Writers of historical fiction will offer all sorts of answers to that question. Reviewers will have even more. They will probably all be correct, from their point of view. One perspective is that all history is fiction. We only know of any event from what observers recorded, and historians resolved. A dictionary will say it is the genre of literature, film, etc. comprising narratives set in the past and characterized chiefly by an imaginative reconstruction of historical events and personages. This is true, too.
I love history and the interesting story in history is, to me, the occurrence of the unintended consequences that so often escape the textbook, or the filmmaker.
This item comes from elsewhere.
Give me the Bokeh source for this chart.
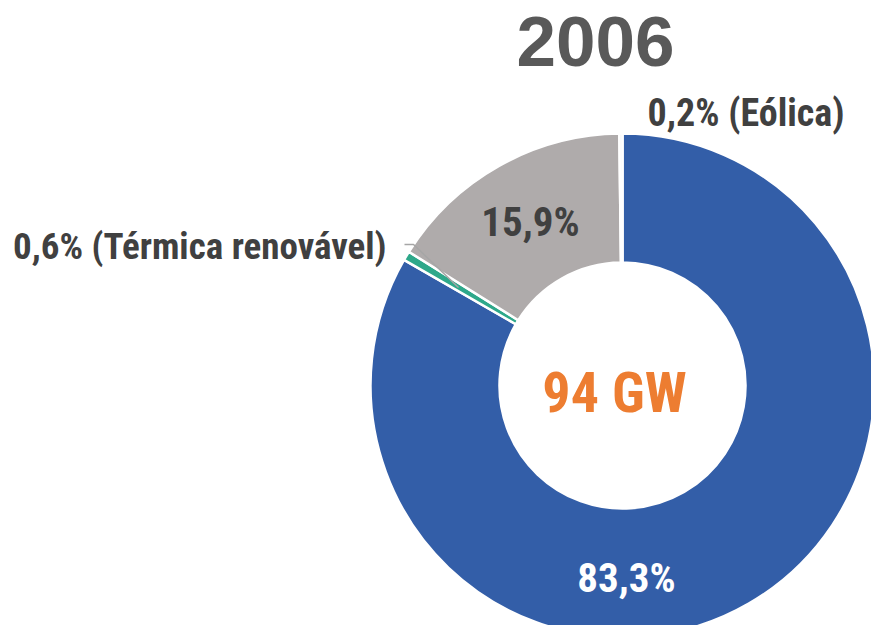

One of the greatest examples of this is how the world changed after the catastrophic failure of Napoleon’s invasion of Russia in 1812. The only published record of this is from a member of Napoleon’s army, in the book Campaign in Russia by Eugene Labaume, published in 1814. The last line of this book says much. “These calamities have had one happy result, by putting an end to a despotic influence; they have restored Europe her liberty, and to France her happiness.”
My view is to look for the story behind or between the facts. I want to know everything that is known, and everything that is not known. Then a story might unfold that is enjoyable and enlightening. The facts can be dramatized and connected with creative action. The soul of the characters can be developed for depth, breadth and meaning.
The structure of The Lady with an Ostrich Feather Fan, my dramatic story of the famed Yusupov Rembrandts, is built on this formula.